Grande alegría mostraron los hijos de Israel, y devotos cantares hicieron a Dios, cuando tan gran maravilla hizo con ellos, que los pasó por el mar a pie enjuto (Ex. 15); y les parecía, que pues en tan gran peligro no habían peligrado, ninguna cosa había de ser bastante para los derribar ni impedir que alcanzasen la tierra por Dios prometida. Mas la experiencia salió de otra manera; porque después de aquel gran favor sucedieron tentaciones y pruebas; y fueron hallados flacos e impacientes en la prueba y pelea los que habían sido devotos y alegres después de la pasada del mar. Y porque no alcanzan la corona prometida por Dios sino los que son hallados fieles en las pruebas que les envía, éstos no la alcanzaron porque no lo fueron; mas en lugar de la vida prometida, fueron castigados con morir en el desierto.
¿Quién será, pues, tan desatinado que, ahora mire a la vida pasada, ahora a la que le resta de vivir, que ose alzar su cabeza a tomar alguna soberbia, pues en lo pasado ve que tan miserablemente cayó, y en lo por venir a tantos temores está sujeto? Y si bien conociere y sintiere la verdad de cómo todo lo bueno viene de Dios, verá que el tener dones de Dios no ha de ensalzar vanamente al que los tiene, mas abajarle más, como quien más agradecimiento y servicio debe. Y cuando piensa que creciendo las mercedes, crece la cuenta que ha de dar de ellas», como San Gregorio dice, le parecen los bienes que tiene una carga pesada, que le hace gemir y ser más cuidadoso y humilde que antes.

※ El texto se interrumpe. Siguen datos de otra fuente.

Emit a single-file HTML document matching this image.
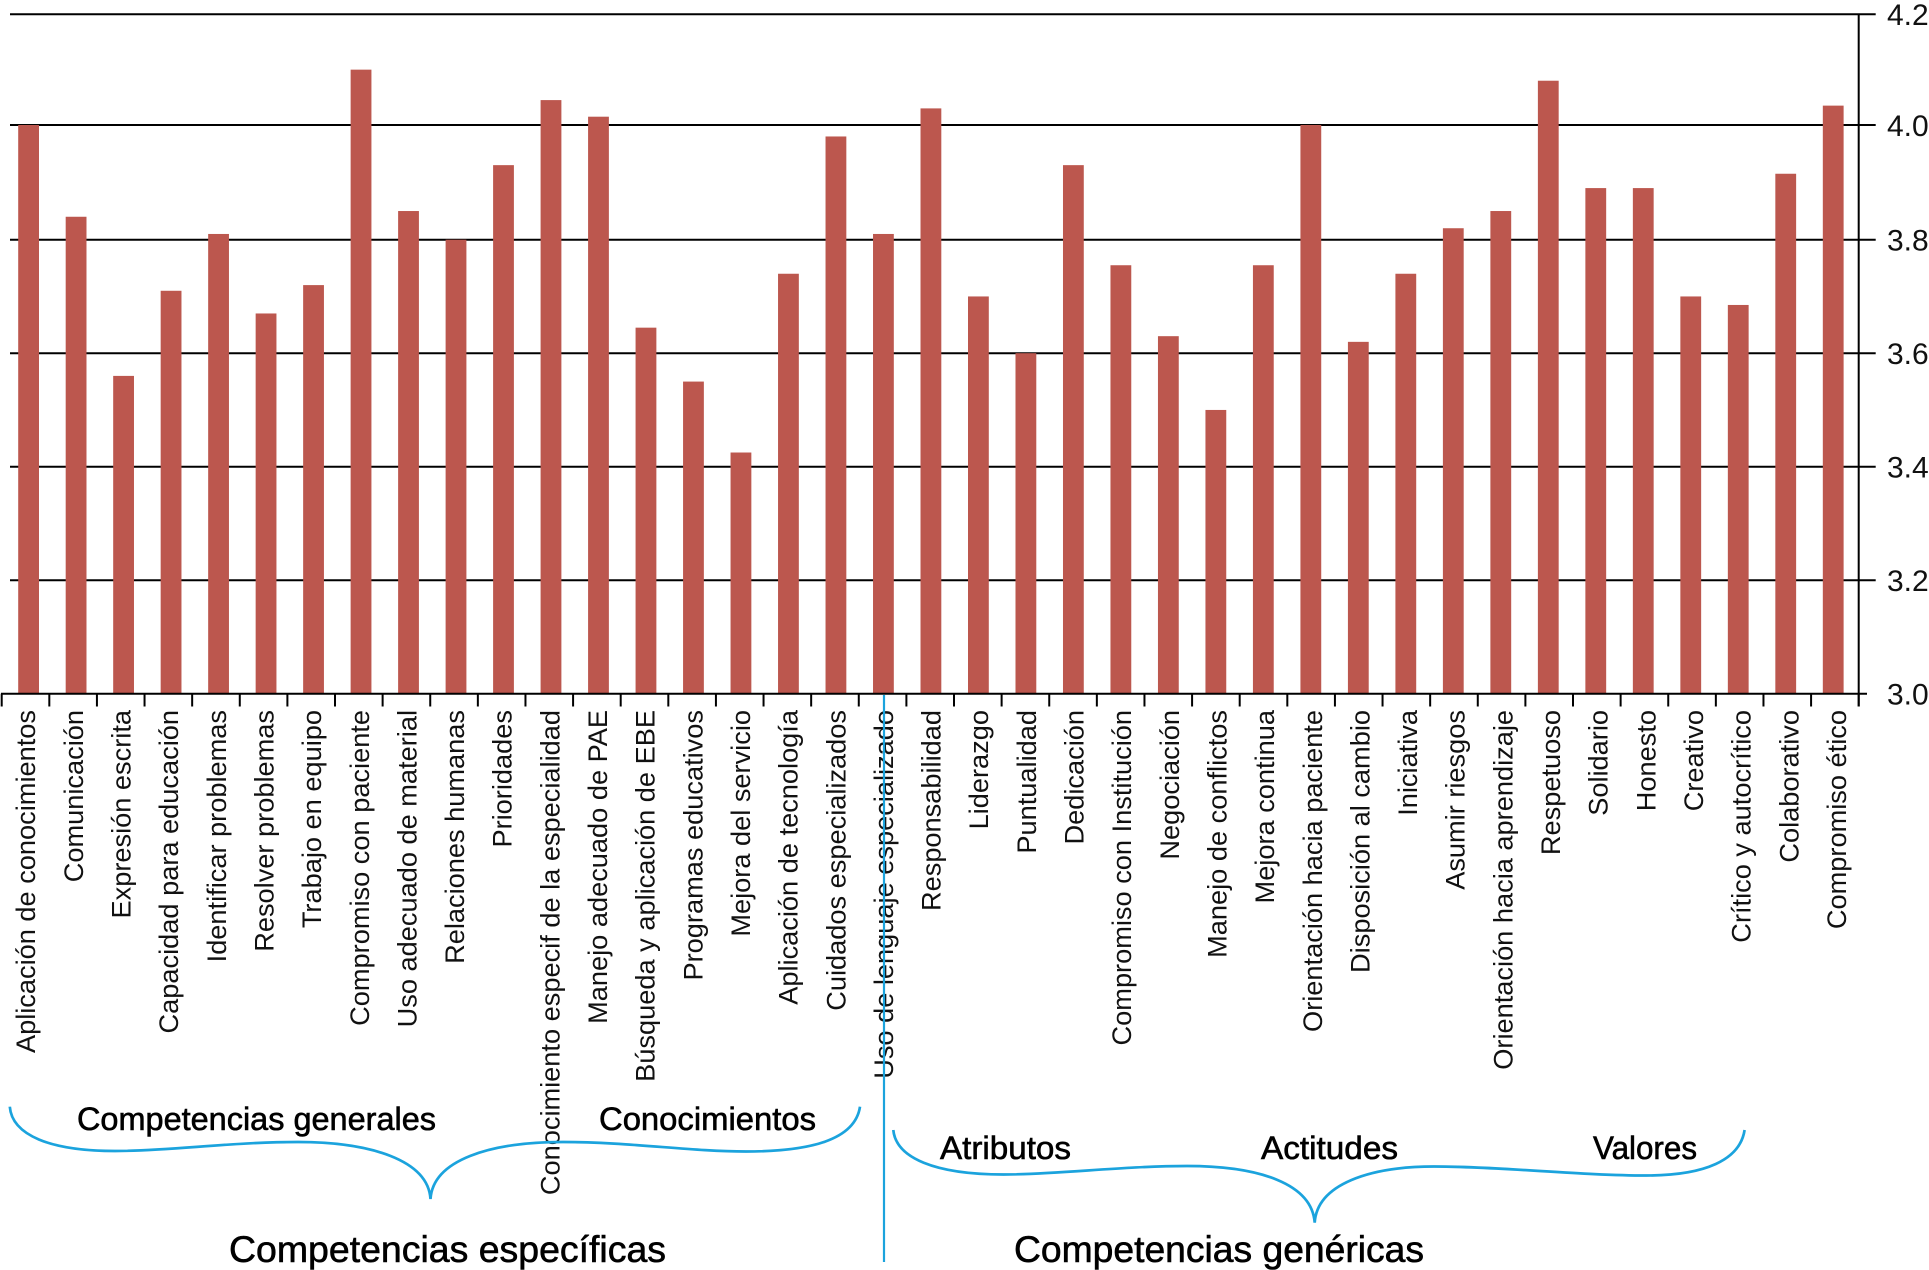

Y porque es tanta nuestra liviandad, y tenemos tan metida en los huesos la secreta soberbia, que fuerzas humanas no bastan a limpiarnos del todo de este pecado, debemos pedir a Dios este don, suplicándole importunamente no nos permita caer en tan gran traición, que nosotros seamos robadores de la honra que de todo lo bueno a Él es debida. Con el ayuno se sanan las pestilencias de la carne, y con la oración las del ánima. Y por eso conviene al que esta pestilencia siente en su ánima, orar con toda diligencia y continuación, y presentarse delante del acatamiento de Dios, suplicándole le abra los ojos para conocer la verdad de quién sea Dios y de quién sea él, para que ni atribuya a Dios algún mal, ni atribuya a sí algún bien. Y así estará lejos de oír el falso lenguaje del soberbio demonio, que con la propia estima lo querría engañar; mas oye la verdad de Dios, que dice (2 Cor., 10, 18) que la verdadera honra y estima de la criatura no consiste en sí misma, mas en recibir mercedes y ser estimada y amada de su Criador.